Paul Goble
Vienna, September 2 -- The death of Magomed Yevloyev, which most Ingush and rights groups blame on the government of Murat Zyazikov, his officials say was an accident, and a few writers suggest was a provocation by the West, has radicalized opinion there to the point that, in the words of one analyst, Russia risks “losing Ingushetia before it can absorb South Ossetia.”
Yevloyev, the owner of the independent news portal Ingushetiya.ru which Zyazikov has long sought to shut down and a major opposition figure in his own right, died of bullet wounds to the head while in the custody of Zyazikov’s militia on Sunday. And his funeral yesterday grew into a mass protest, leading to a meeting today that the authorities dispersed.
At the funeral, opposition figures said that the Yevloyev family had declared a blood feud with the Zyazikovs and the family of his interior minister and indicated that protest meetings would continue until Zyazikov was removed from office and held responsible for his actions against the people of Ingushetia.
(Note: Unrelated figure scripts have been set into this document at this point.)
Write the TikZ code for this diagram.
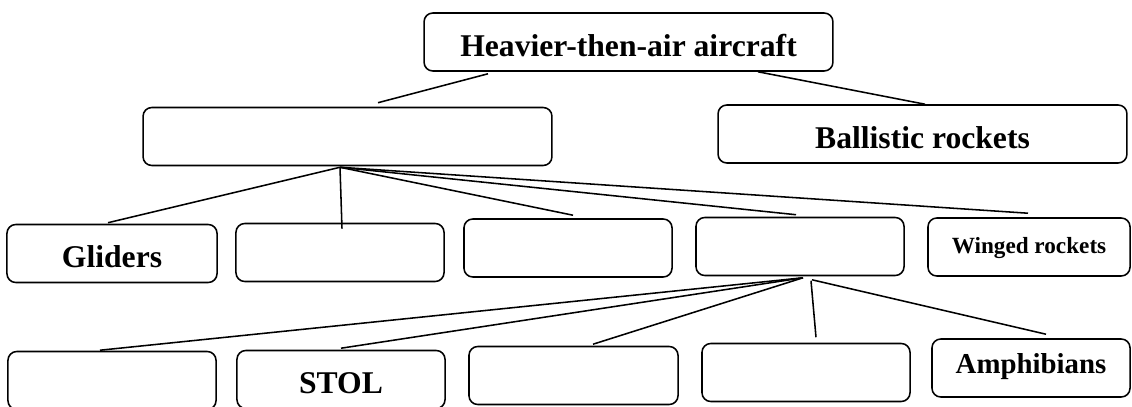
\documentclass[tikz,border=0pt]{standalone}
\usepackage{fontspec}
\setmainfont{Liberation Serif}
\usetikzlibrary{calc}

\begin{document}
\begin{tikzpicture}[x=0.025cm,y=-0.025cm]
      \tikzstyle{cell}=[draw,line width=1.1pt,rounded corners=0.22cm,inner sep=0pt,minimum height=1.45cm,minimum width=5.2cm,
        font=\bfseries\fontsize{22.5}{26}\selectfont,text height=0.75cm,text depth=0.04cm]
      \tikzstyle{small}=[font=\bfseries\fontsize{16.5}{20}\selectfont,text height=0.4cm,text depth=0.1cm]
      \tikzstyle{link}=[line width=1.1pt]
      \useasboundingbox (0,0) rectangle (1132,407);
      \node[cell,minimum width=10.22cm] (root) at (628.5,42) {Heavier-then-air aircraft};
      \node[cell,minimum width=10.22cm] (wing) at (347.5,136.5) {};
      \node[cell,minimum width=10.22cm] (ballistic) at (922.5,134) {Ballistic rockets};
      \node[cell,minimum width=5.25cm] (gliders) at (112,253.5) {Gliders};
      \node[cell] (cellb) at (340,252.5) {};
      \node[cell] (cellc) at (568,248) {};
      \node[cell] (celld) at (800,246.5) {};
      \node[cell,small,minimum width=5.05cm] (winged) at (1029,247) {Winged rockets};
      \node[cell] (lowa) at (112,380.5) {};
      \node[cell] (stol) at (341,379.5) {STOL};
      \node[cell,minimum width=5.225cm] (lowc) at (573.5,375.5) {};
      \node[cell] (lowd) at (806,372.5) {};
      \node[cell,minimum width=4.95cm,font=\bfseries\fontsize{20.5}{24}\selectfont,text height=0.4cm,text depth=0.15cm] (amphib) at (1031,368) {Amphibians};
      \draw[link] ($(root.south)+(-140.5,2)$) -- ($(wing.north)+(30.5,-4)$);
      \draw[link] ($(root.south)+(129.5,0)$) -- ($(ballistic.north)+(2.5,0)$);
      \coordinate (fan) at ($(wing.south)+(-7.5,1)$);
      \draw[link] (fan) -- ($(gliders.north)+(-4,-1)$);
      \draw[link] (fan) -- ($(cellb.north)+(2,6)$);
      \draw[link] (fan) -- ($(cellc.north)+(5,-3)$);
      \draw[link] (fan) -- ($(celld.north)+(-4,-2)$);
      \draw[link] (fan) -- ($(winged.north)+(-1,-4)$);
      \coordinate (fork) at ($(celld.south)+(3,1.5)$);
      \draw[link] (fork) -- ($(lowa.north)+(-12,-0.5)$);
      \draw[link] (fork) -- ($(stol.north)+(0,-1.5)$);
      \draw[link] (fork) -- ($(lowc.north)+(19.5,-1.5)$);
      \draw[link] ($(celld.south)+(11,4.5)$) -- ($(lowd.north)+(10,-5.5)$);
      \draw[link] ($(celld.south)+(12,3.5)$) -- ($(amphib.north)+(15,-4)$);
\end{tikzpicture}
\end{document}
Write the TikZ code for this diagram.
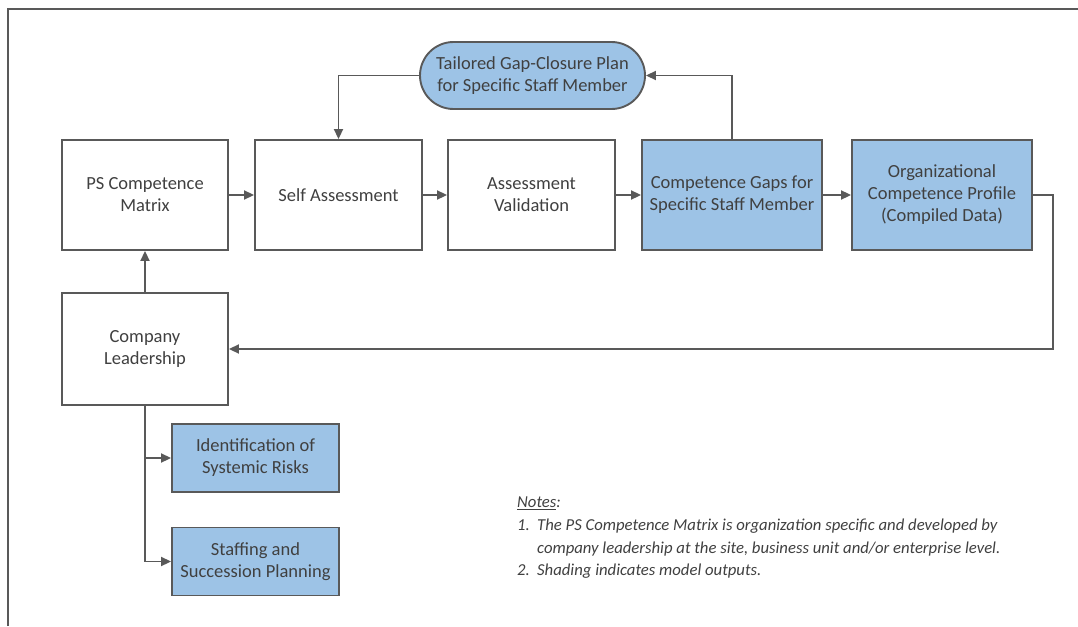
\documentclass[tikz,border=0pt]{standalone}
\usepackage{fontspec}
\setmainfont{Carlito}
\usetikzlibrary{arrows.meta,positioning,shapes.misc}
\definecolor{boxline}{HTML}{595959}
\definecolor{boxfill}{HTML}{9DC3E6}
\definecolor{txt}{HTML}{404040}
\tikzset{
  stepbox/.style={draw=boxline, line width=1.9pt, fill=white, minimum width=166pt, minimum height=110pt,
    align=center, text=txt, font=\fontsize{18.5}{22}\selectfont, inner sep=0pt},
  outbox/.style={stepbox, fill=boxfill},
  smallout/.style={outbox, minimum width=167pt, minimum height=68pt},
  pillbox/.style={draw=boxline, line width=1.9pt, fill=boxfill, rounded rectangle, minimum width=225pt,
    minimum height=67pt, align=center, text=txt, font=\fontsize{18.5}{22}\selectfont, inner sep=0pt},
  conn/.style={draw=boxline, line width=1.9pt, -{Triangle[length=10pt,width=9pt]}},
  plain/.style={draw=boxline, line width=1.9pt}
}
\begin{document}
\begin{tikzpicture}[x=1pt,y=-1pt]
\useasboundingbox (0,0) rectangle (1078,626);
% frame
\draw[plain] (8,626) -- (8,9) -- (1078,9);
% nodes
\node[stepbox] (ps) at (145,195) {PS Competence\\Matrix};
\node[stepbox, minimum width=167pt] (self) at (338.5,195) {Self Assessment};
\node[stepbox, minimum width=167pt] (val) at (531.5,195) {Assessment\\Validation};
\node[outbox, minimum width=180pt] (gaps) at (732,195) {Competence Gaps for\\Specific Staff Member};
\node[outbox, minimum width=180pt] (org) at (942,195) {Organizational\\Competence Profile\\(Compiled Data)};
\node[pillbox] (pill) at (532.5,75.5) {Tailored Gap-Closure Plan\\for Specific Staff Member};
\node[stepbox, minimum height=112pt] (lead) at (145,349) {Company\\Leadership};
\node[smallout] (ident) at (255.5,458) {Identification of\\Systemic Risks};
\node[smallout] (staff) at (255.5,561.5) {Staffing and\\Succession Planning};
% connectors
\draw[conn] (ps) -- (self);
\draw[conn] (self) -- (val);
\draw[conn] (val) -- (gaps);
\draw[conn] (gaps) -- (org);
\draw[conn] (gaps.north) |- (pill.east);
\draw[conn] (pill.west) -| (self.north);
\draw[conn] (org.east) -- ++(20,0) |- (lead.east);
\draw[conn] (lead.north) -- (ps.south);
\draw[conn] (lead.south) |- (ident.west);
\draw[conn] (lead.south) |- (staff.west);
% notes
\node[anchor=north west, align=left, text=txt, inner sep=0pt,
  font=\fontsize{16.7}{22.6}\selectfont\itshape] (notes) at (517,497)
  {\underline{Notes}:\\
   \makebox[20pt][l]{1.}The PS Competence Matrix is organization specific and developed by\\
   \hspace*{20pt}company leadership at the site, business unit and/or enterprise level.\\
   \makebox[20pt][l]{2.}Shading indicates model outputs.};
\end{tikzpicture}
\end{document}
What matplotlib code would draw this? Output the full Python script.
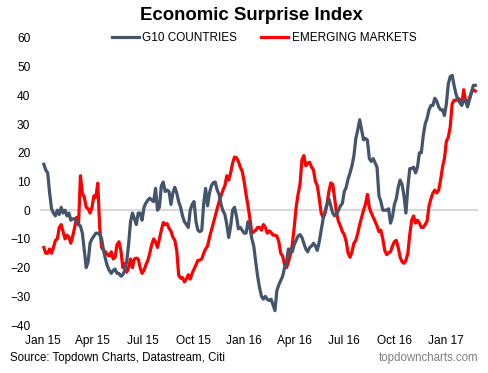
import matplotlib
matplotlib.use("Agg")
import matplotlib.pyplot as plt
import matplotlib.dates as mdates
import pandas as pd

plt.rcParams['font.family'] = ['Liberation Sans', 'DejaVu Sans']

title = "Economic Surprise Index"
series_names = ["G10 COUNTRIES", "EMERGING MARKETS"]
start_date = "2015-01-02"
step = "84h"  # twice-weekly readings

g10 = [16, 14, 13, 6, 0.5, -1, -2, 0, -1.5, 1,
       -1, 0, -2, -1, -3.5, -3, -3, -4, -5, -5.5,
       -8, -14, -20, -18, -11.5, -10, -9, -8, -8, -8.5,
       -10, -14, -17, -19.5, -21, -22, -21, -20.5, -22, -22,
       -23, -22.5, -21, -18, -12, -4, -1, -3, -5, -1,
       -1, -3.5, 1, 2.5, 3.5, 4.2, 3.5, 3, 7.6, 0,
       1, 8.5, 9.8, 6.5, 7, 6.5, 2, 6, 8, 6,
       3, 1, -2, -4, -5, -6, 0, 2, 3, -4,
       -7, -7.5, -7, 2.4, 7.6, 1.5, 6, 8.5, 9.6, 9.8,
       7, 5.5, 2, -0.2, -1.5, -5, -9.5, -5.5, 0, 1,
       -2, -6.5, -6, -7, -8, -8, -4, -6, -10, -12.5,
       -18, -23, -27, -30, -31, -30, -31, -31.5, -31, -33,
       -35, -28, -26, -24.5, -23, -20, -18, -13.5, -14, -14.5,
       -12, -10.5, -9, -8.5, -9.5, -11.5, -13.5, -14.5, -13, -12.5,
       -11.5, -12.5, -14, -11, -7, -3, -0.5, 2, 4, 1.5,
       -1, -2, -1.5, 0, 1.5, 2.4, 6.5, 8, 11, 13,
       15.5, 19, 25, 28, 31.5, 28, 24.5, 25, 24.4, 18,
       17, 18, 16.5, 15, 5, 3, 0, 0, 0, 0.5,
       -4.5, -2.4, 2, 4, 8, 10.5, 9, 5, -1, 8,
       14.5, 14.5, 15, 13, 15, 20, 20, 26, 30, 32,
       35, 36.5, 36.5, 39, 38, 36, 35, 35, 33, 37,
       44, 46.5, 47, 43.5, 40.5, 38.5, 37.5, 36.5, 38.5, 38,
       36, 38.5, 41, 43.5, 43.5]

em = [-13, -15, -15, -13.5, -15, -13, -10.5, -10, -6, -5,
      -7.5, -10, -8.7, -9.4, -11.5, -9, -6, -2.5, -5, 12,
      6, 4.5, 1, 0.5, -1, 1, 5, 4.5, 9.4, -6,
      -13, -14, -14.5, -15.5, -16, -14.5, -17, -16.4, -12, -11,
      -14, -20, -18.5, -21.6, -20, -17, -20, -17, -16.7, -17,
      -20, -22, -21, -19, -17.5, -15, -12, -10, -11, -13,
      -10, -7, -4.3, -5, -4.7, -6.3, -7.3, -9.4, -10.5, -14,
      -22.6, -23.7, -23.5, -25, -24, -22.5, -24, -22, -20.5, -19,
      -17.5, -17.4, -17, -15, -13.5, -12.5, -9.5, -7, -4.5, -2,
      0.5, 3, 5, 7, 8.5, 12, 10.5, 13, 16.4, 18.5,
      18.3, 17, 15, 13.5, 10, 5.5, 1.5, -3, -8, -7.5,
      -7, -6, -6, -7, -5, -6, -8, -7.2, -7.8, -8.7,
      -8.7, -9, -11, -15, -16, -19, -20, -18, -15.5, -12,
      -6, 1, 5.5, 9, 17.5, 19, 15.5, 16.4, 16.7, 15,
      14, 10, 8.5, 4, -1, -2.5, -1, 2, 6.5, 9.5,
      9, 4, -1, -4, -5.5, -7.5, -8.5, -11, -15, -16.4,
      -14.5, -11.5, -10.5, -8, -5, -2.5, 0, 2, 5.5, 1,
      -1, -2.4, -4, -5.5, -7.5, -7, -10, -14, -15.5, -14.8,
      -14.5, -12.5, -11, -10.5, -13, -16.4, -18, -18.5, -17.5, -15,
      -8.5, -3.5, -2, -4.5, -3.5, -4.5, -6, -6, -5, -3.8,
      1.5, 4, 6, 7, 6, 7, 10.5, 15, 18, 24,
      25.4, 29, 37, 38.3, 38.3, 39, 38.5, 37, 42, 38,
      37.5, 39, 41, 42, 41.5]

y_ticks = [-40, -30, -20, -10, 0, 10, 20, 30, 40, 50, 60]
source_text = "Source: Topdown Charts, Datastream, Citi"
site_text = "topdowncharts.com"

dates = pd.date_range(start_date, periods=len(g10), freq=step)

fig = plt.figure(figsize=(4.89, 3.73), dpi=100)
ax = fig.add_axes([40/489, 1-325/373, (478-40)/489, (325-38)/373])

ax.axhline(0, color="#D9D9D9", lw=1.5, zorder=1)
l1, = ax.plot(dates, g10, color="#44546A", lw=2.3, label=series_names[0],
              zorder=3, solid_joinstyle="round")
l2, = ax.plot(dates, em, color="#FF0000", lw=2.3, label=series_names[1],
              zorder=2, solid_joinstyle="round")

ax.set_ylim(-40, 60)
ax.set_yticks(y_ticks)
ax.set_xlim(pd.Timestamp("2014-12-26"), pd.Timestamp("2017-03-01"))
ax.xaxis.set_major_locator(mdates.MonthLocator(bymonth=[1, 4, 7, 10]))
ax.xaxis.set_major_formatter(mdates.DateFormatter("%b %y"))
ax.tick_params(axis="both", length=0, labelsize=8.6, colors="#000000")
ax.tick_params(axis="y", pad=7)
ax.tick_params(axis="x", pad=7)
for s in ax.spines.values():
    s.set_visible(False)

fig.text(251/489, 1-15/373, title, ha="center", va="center",
         fontsize=13.4, fontweight="bold")
fig.legend(handles=[l1, l2], loc="center", bbox_to_anchor=(264/489, 1-38/373),
           ncol=2, frameon=False, fontsize=8.5, handlelength=2.3,
           handletextpad=0.3, columnspacing=2.0, borderpad=0, borderaxespad=0)
fig.text(10/489, 1-358/373, source_text, ha="left", va="center", fontsize=8.3)
fig.text(478/489, 1-358/373, site_text, ha="right", va="center",
         fontsize=8.3, color="#7F7F7F")

fig.savefig("out.png", dpi=100)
Indeed, one of the speakers said that the murder of Yevloyev by Zyazikov’s thugs ends any hope for the rule of law as long as the incumbent president remains. Not only does this make it more rather than less likely that people on both sides will now turn to violence, but it also means more Ingush will call for independence (www.ingushetiya.ru/news/15402.html).
The meeting today adopted a resolution calling on Ruslan Aushev, whom KGB general Zyazikov replaced in 2002, apparently because Aushev was too popular and too independent, to return to Ingushetia in order to lead the movement against his successor and thus prevent the “destruction” of more Ingush (www.nr2.ru/incidents/194104.html).
That meeting, unlike the one today, was broken up by police loyal to Zyazikov, although the interior ministry there said no one had been hurt and although opposition leaders said they would organize new protests (www.grani.ru/Politics/Russia/Regions/m.140837.html and www.kavkaz-uzel.ru/newstext/news/id/1228312.html).
Zyazikov’s confidence that he could arrange the murder of a political opponent with the expectation that Moscow would back him up is disturbing. But even more striking is the way in which this latest action completes his transformation of Ingushetia from one of the most loyal republics in the North Caucasus to one whose people seek independence.
As Sobkorr.ru observer Sergey Petrunin pointed out yesterday, Ingushetia was a relatively quiet place in the 1990s, with a population that did not want to be linked to the independence-minded Chechens and a political opposition that was always interested in working within the law (www.sobkorr.ru/news/48BBCC227BD35.html).
But now thanks to the actions and crimes of Zyazikov, Ingushetia has been “transformed into almost the most unstable [republic in the North Caucasus and the biggest headache” for Moscow, “surpassing even neighboring Chechnya.” Indeed, Petrunin said, “many observers now consider that “what is taking place in Ingushetia can be classified as a real civil war.”
But an even sharper and more devastating comment was made by Moscow commentator Mikhail Delyagin on the Forum.msk.ru portal today. “Russia,” he writes,” has not succeeded in uniting with itself South Ossetia” but it has “already lost Ingushetia,” thanks to the actions of Zyazikov and his clique (forum.msk.ru/material/news/524732.html).
“The actions of the authorities in Ingushetia do not have any reasonable justification or explanation,” Delyagin continues. Indeed, what is taking place there recalls the Gongadze case in Ukraine which triggered the Orange Revolution there. But the situation in Ingushetia in fact is much worse.
(Heorhiy Gongadze was the 31-year-old publisher of the opposition Internet journal “Ukrainska Pravda” in Kyiv when he disappeared in September 2000. He was later found beheaded, and widespread suspicions that the highest levels of the Ukrainian government were behind his murder helped power the Orange Revolution in Ukraine.)
Under Zyazikov, there has been “total lawlessness,” and “no one even thinks to try to hide it.” That is not something that can be corrected if the same people remain in power. Indeed, Delyagin argues, the only thing Moscow can do to try to “save the situation” is “to immediately arrest the entire administration of Ingushetia and all the siloviki there without exception.”
Then, using the resources at its disposal, the Moscow commentator concludes, the central Russian government should vigorously interrogate all these officials which the Putin government dispatched to that region in order to determine “which of them perhaps is less guilty” than the others.
That is unlikely to happen. Were Moscow to do that, other regions in the North Caucasus and elsewhere, including in particular Mari El, would rise up as well. But unless Moscow either sacrifices Zyazikov or applies sufficient force to intimidate and not just enrage, Ingushetia is likely to lead a new “parade of sovereignties” which could threaten Russia as a whole.